Health and Human Services Secretary Tommy Thompson said in a speech Friday announcing his coming departure from the Bush Cabinet that he worries "every single night" about a possible terror attack on the food supply.
Despite dramatic increases in inspections of food imports, only "a very minute amount" of food is tested at ports and airports, Thompson said.
"For the life of me, I cannot understand why the terrorists have not attacked our food supply because it is so easy to do," Thompson said. "We are importing a lot of food from the Middle East, and it would be easy to tamper with that."
Asked to respond to Thompson's comments, Bush neither criticized them nor implied that the food supply is safer than Thompson asserted.

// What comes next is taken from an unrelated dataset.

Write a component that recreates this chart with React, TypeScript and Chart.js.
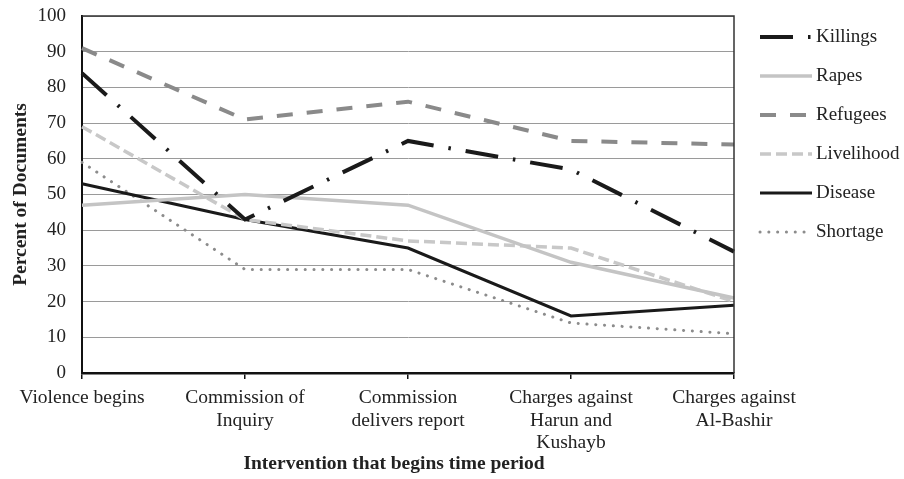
import React, { useEffect, useRef } from "react";
import { Chart, registerables } from "chart.js";
Chart.register(...registerables);

const categories: string[][] = [
  ["Violence begins"],
  ["Commission of", "Inquiry"],
  ["Commission", "delivers report"],
  ["Charges against", "Harun and", "Kushayb"],
  ["Charges against", "Al-Bashir"],
];
const killings = [84, 43, 65, 57, 34];
const rapes = [47, 50, 47, 31, 21];
const refugees = [91, 71, 76, 65, 64];
const livelihood = [69, 43, 37, 35, 20];
const disease = [53, 43, 35, 16, 19];
const shortage = [59, 29, 29, 14, 11];
const yTicks = [0, 10, 20, 30, 40, 50, 60, 70, 80, 90, 100];
const xTitle = "Intervention that begins time period";
const yTitle = "Percent of Documents";

const FONT = '"Liberation Serif", "Times New Roman", serif';
const TEXT = "#222";

const boxPlugin = {
  id: "boxPlugin",
  afterDraw(chart: any) {
    const { ctx, chartArea } = chart;
    ctx.save();
    ctx.strokeStyle = "#333";
    ctx.lineWidth = 1.5;
    ctx.beginPath();
    ctx.moveTo(chartArea.left, chartArea.top);
    ctx.lineTo(chartArea.right, chartArea.top);
    ctx.lineTo(chartArea.right, chartArea.bottom);
    ctx.stroke();
    // x-axis title
    ctx.fillStyle = TEXT;
    ctx.font = `bold 19.5px ${FONT}`;
    ctx.textAlign = "center";
    ctx.textBaseline = "alphabetic";
    ctx.fillText(xTitle, 394, 469);
    ctx.restore();
  },
};

const legendPlugin = {
  id: "customLegend",
  afterDraw(chart: any) {
    const { ctx } = chart;
    const x0 = 760;
    const x1 = 812;
    const y0 = 37;
    const step = 39;
    chart.data.datasets.forEach((ds: any, i: number) => {
      const y = y0 + i * step;
      ctx.save();
      ctx.strokeStyle = ds.borderColor;
      ctx.lineWidth = ds.borderWidth;
      ctx.lineCap = ds.borderCapStyle || "butt";
      ctx.setLineDash(ds.borderDash || []);
      ctx.beginPath();
      ctx.moveTo(x0, y);
      ctx.lineTo(x1, y);
      ctx.stroke();
      ctx.setLineDash([]);
      ctx.fillStyle = TEXT;
      ctx.font = `19px ${FONT}`;
      ctx.textBaseline = "middle";
      ctx.textAlign = "left";
      ctx.fillText(ds.label, 816, y);
      ctx.restore();
    });
  },
};

export default function App() {
  const ref = useRef<HTMLCanvasElement>(null);
  useEffect(() => {
    const chart = new Chart(ref.current!, {
      type: "line",
      data: {
        labels: categories as any,
        datasets: [
          {
            label: "Killings",
            data: killings,
            borderColor: "#1a1a1a",
            borderWidth: 4,
            borderDash: [33, 15, 2.5, 15],
            borderCapStyle: "butt",
          },
          {
            label: "Rapes",
            data: rapes,
            borderColor: "#c4c4c4",
            borderWidth: 3.5,
          },
          {
            label: "Refugees",
            data: refugees,
            borderColor: "#8a8a8a",
            borderWidth: 4,
            borderDash: [16, 14],
          },
          {
            label: "Livelihood",
            data: livelihood,
            borderColor: "#c8c8c8",
            borderWidth: 3.5,
            borderDash: [11, 5],
          },
          {
            label: "Disease",
            data: disease,
            borderColor: "#1a1a1a",
            borderWidth: 3,
          },
          {
            label: "Shortage",
            data: shortage,
            borderColor: "#8c8c8c",
            borderWidth: 3,
            borderDash: [0.1, 8.7],
            borderCapStyle: "round",
          },
        ].map((d) => ({ ...d, pointRadius: 0, tension: 0, fill: false })) as any,
      },
      options: {
        responsive: false,
        animation: false,
        devicePixelRatio: 1,
        layout: { padding: { left: 0, right: 170, top: 16, bottom: 0 } },
        plugins: {
          legend: { display: false },
          tooltip: { enabled: false },
        },
        scales: {
          x: {
            offset: false,
            grid: {
              display: true,
              drawOnChartArea: false,
              drawTicks: true,
              tickLength: 6,
              color: "#111",
              lineWidth: 1.5,
            },
            border: { display: true, color: "#111", width: 2.5 },
            ticks: {
              autoSkip: false,
              maxRotation: 0,
              minRotation: 0,
              padding: 8,
              color: TEXT,
              font: { family: FONT, size: 19.5, lineHeight: 22.5 / 19.5 },
            },
            title: { display: false, text: xTitle },
            afterFit(scale: any) {
              scale.height = 106;
            },
          },
          y: {
            min: 0,
            max: 100,
            afterBuildTicks(scale: any) {
              scale.ticks = yTicks.map((v) => ({ value: v }));
            },
            grid: {
              color: "#9a9a9a",
              lineWidth: 1,
              drawTicks: false,
            },
            border: { display: true, color: "#111", width: 2 },
            ticks: {
              padding: 16,
              color: TEXT,
              font: { family: FONT, size: 19 },
            },
            title: {
              display: true,
              text: yTitle,
              color: TEXT,
              font: { family: FONT, size: 19.5, weight: "bold" },
              padding: { top: 9, bottom: 0 },
            },
            afterFit(scale: any) {
              scale.width = 82;
              scale.paddingTop = 0;
              scale.paddingBottom = 0;
            },
          },
        },
      },
      plugins: [boxPlugin, legendPlugin],
    });
    return () => chart.destroy();
  }, []);
  return (
    <div style={{ position: "absolute", left: 0, top: 0, width: 904, height: 479, background: "#fff" }}>
      <canvas ref={ref} width={904} height={479} style={{ display: "block" }} />
    </div>
  );
}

Bush asked for Congress' help to boost domestic security, urging lawmakers to confirm quickly his choice to take over leadership of the Homeland Security Department. On Friday, Bush nominated former New York Police Chief Bernie Kerik to succeed Tom Ridge, who announced his resignation Tuesday from the department created to oversee the nation's protection from attack.
Of Kerik, Bush said, "I hope the Senate confirms him quickly so he can get to work."
Bush's security efforts on the home front even got a plug from the president's foreign guest.
"You are trying your best to address the issue of terrorism all over the world, and obviously the most important part is to protect your own, the United States, from terrorism," Musharraf said.